Tuning-Free Stochastic Optimization

TL;DR

This paper introduces the concept of tuning-free stochastic optimization algorithms that can adaptively match the performance of optimally-tuned methods across various settings, addressing the high cost of hyperparameter tuning in large-scale machine learning.

Contribution

It formalizes tuning-free algorithms, proves their effectiveness in bounded domains, discusses conditions for unbounded domains, and introduces variants that match tuned SGD performance with minimal additional cost.

Findings

Tuning-free algorithms can match optimally-tuned SGD in bounded domains.

Tuning-free optimization is impossible over unbounded domains without additional assumptions.

Certain algorithms like DoG and DoWG are tuning-free under specific noise conditions.

Abstract

Large-scale machine learning problems make the cost of hyperparameter tuning ever more prohibitive.
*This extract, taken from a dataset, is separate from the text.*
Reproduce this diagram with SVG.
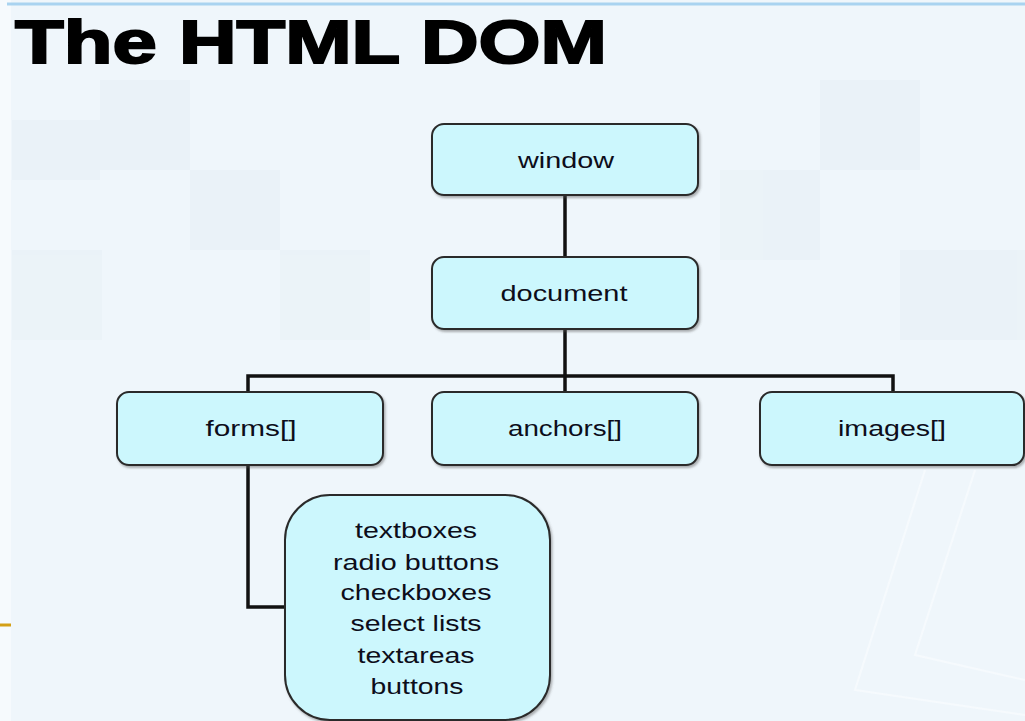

This creates a need for algorithms that can tune themselves on-the-fly. We formalize the notion of "tuning-free" algorithms that can match the performance of optimally-tuned optimization algorithms up to polylogarithmic factors given only loose hints on the relevant problem parameters. We consider in particular algorithms that can match optimally-tuned Stochastic Gradient Descent (SGD). When the domain of optimization is bounded, we show tuning-free matching of SGD is possible and achieved by several existing algorithms. We prove that for the task of minimizing a convex and smooth or Lipschitz function over an unbounded domain, tuning-free optimization is impossible. We discuss conditions under which tuning-free optimization is possible even over unbounded domains. In particular, we show that the recently proposed DoG and DoWG algorithms are tuning-free when the noise distribution is sufficiently well-behaved. For the task of finding a stationary point of a smooth and potentially nonconvex function, we give a variant of SGD that matches the best-known high-probability convergence rate for tuned SGD at only an additional polylogarithmic cost. However, we also give an impossibility result that shows no algorithm can hope to match the optimal expected convergence rate for tuned SGD with high probability.